Why not just stop dumping string values? I'm proposing this because I see no reason to keep them. It is practically proven unnecessary; all non-ASCII bits are already silently dropped and no one complains. I prefer simple API for ObjectSpace.dump_all. We could add options later, if we find any use cases.
I see no reason to keep them. It is practically proven unnecessary
I disagree. Just to give one example among many, it's very useful when tracking memory leaks. For instance you notice some pattern of a Hash growing, being able from the dump to see the content of the key often allow to map that object to actual code.

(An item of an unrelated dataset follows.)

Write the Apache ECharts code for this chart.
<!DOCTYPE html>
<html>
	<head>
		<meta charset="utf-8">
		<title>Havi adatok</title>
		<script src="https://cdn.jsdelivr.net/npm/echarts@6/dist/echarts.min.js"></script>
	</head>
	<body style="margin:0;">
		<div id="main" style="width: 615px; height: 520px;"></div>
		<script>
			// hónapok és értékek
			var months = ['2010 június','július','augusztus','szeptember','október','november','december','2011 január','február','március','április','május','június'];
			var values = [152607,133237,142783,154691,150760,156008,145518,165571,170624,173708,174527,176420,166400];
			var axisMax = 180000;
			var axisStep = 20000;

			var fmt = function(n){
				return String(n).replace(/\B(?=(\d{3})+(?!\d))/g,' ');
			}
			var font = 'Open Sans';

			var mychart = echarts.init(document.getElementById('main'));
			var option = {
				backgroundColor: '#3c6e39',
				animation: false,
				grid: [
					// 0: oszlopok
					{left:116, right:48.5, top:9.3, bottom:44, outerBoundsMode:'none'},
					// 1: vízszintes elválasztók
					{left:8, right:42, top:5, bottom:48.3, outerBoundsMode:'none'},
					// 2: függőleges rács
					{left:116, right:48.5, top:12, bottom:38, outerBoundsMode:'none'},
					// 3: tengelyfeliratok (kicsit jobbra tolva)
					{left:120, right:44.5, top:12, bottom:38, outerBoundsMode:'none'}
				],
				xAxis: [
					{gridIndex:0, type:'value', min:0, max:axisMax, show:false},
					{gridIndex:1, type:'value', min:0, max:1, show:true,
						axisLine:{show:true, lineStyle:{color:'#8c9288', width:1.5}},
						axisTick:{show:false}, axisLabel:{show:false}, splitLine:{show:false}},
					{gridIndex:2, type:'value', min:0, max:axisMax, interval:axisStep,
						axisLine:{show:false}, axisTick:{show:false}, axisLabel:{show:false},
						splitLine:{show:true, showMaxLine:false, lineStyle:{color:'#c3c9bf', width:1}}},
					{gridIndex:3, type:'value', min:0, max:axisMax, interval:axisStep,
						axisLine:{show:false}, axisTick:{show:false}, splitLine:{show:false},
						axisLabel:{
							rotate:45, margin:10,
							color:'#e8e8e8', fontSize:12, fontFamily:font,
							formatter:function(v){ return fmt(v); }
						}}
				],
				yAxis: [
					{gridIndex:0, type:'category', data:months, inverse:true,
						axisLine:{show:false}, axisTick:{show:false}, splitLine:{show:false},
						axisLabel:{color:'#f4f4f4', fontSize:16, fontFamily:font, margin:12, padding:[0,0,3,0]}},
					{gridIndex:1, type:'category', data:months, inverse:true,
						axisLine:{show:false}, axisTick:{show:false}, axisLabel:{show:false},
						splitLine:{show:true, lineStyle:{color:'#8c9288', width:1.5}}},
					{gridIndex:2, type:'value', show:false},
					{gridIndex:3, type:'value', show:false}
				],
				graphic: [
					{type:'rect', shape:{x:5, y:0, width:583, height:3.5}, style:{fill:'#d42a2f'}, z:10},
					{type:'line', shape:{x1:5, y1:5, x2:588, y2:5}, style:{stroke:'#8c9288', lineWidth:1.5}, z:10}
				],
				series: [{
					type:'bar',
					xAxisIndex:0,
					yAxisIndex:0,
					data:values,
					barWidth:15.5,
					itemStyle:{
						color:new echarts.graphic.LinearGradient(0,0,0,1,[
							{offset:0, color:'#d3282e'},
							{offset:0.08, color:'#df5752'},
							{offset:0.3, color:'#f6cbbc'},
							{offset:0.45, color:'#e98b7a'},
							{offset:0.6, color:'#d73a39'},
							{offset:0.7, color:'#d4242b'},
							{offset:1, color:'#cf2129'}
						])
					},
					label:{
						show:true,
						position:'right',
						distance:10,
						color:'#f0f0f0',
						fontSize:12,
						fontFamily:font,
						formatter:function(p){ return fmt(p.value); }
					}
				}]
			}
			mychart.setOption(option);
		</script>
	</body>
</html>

I'm not sure if I'm in favor of this request then. ObjectSpace.dump_all is very much analogous to a coredump. Both are very handy on occasions. I don't doubt your experience of finding memory leak is real. But... People normally don't try to cruft a coredump. One do often include sensitive info, but being able to access to a coredump is a big threat already. We normally strictly restrict access to them. The same thing can go for ObjectSpace.dump_all output.
I wrote "I prefer simple API for ObjectSpace.dump_all" because, I'm pretty sure this is not the last thing you wanted for the output. People need to filter out some objects fields, order by something, group by something, having a histogram, ... and pretty sure we would end up need an entire SQL engine. My preference is this method should remain as simple as possible, and let jq(1) etc., having that business.
I'm not sure reasoning by analogy with core dumps is sound here. If there was a way to be sure a core dump is stripped of all personally identifiable informations I'd definitely use it to share core dumps when it's useful.
because, I'm pretty sure this is not the last thing you wanted for the output. ... and pretty sure we would end up need an entire SQL engine.
I think this is a bit of an unfair argument. Yes I requested multiple additions to this API over the last few years, but in my opinion there is a very long way to go before it can considered a complex API, especially for an API that is intended for very advanced debugging. And it's not like I have a long list of feature requests I'm drip feeding.
Also I don't even need that capability myself, I suggested it because I was trying to help @zzak (zzak _) fix a memory leak at his company, and the dumps containing string values made it hard for him to get approval to generate heap dumps from production because of security concerns, and thought this new option it could be useful for the community.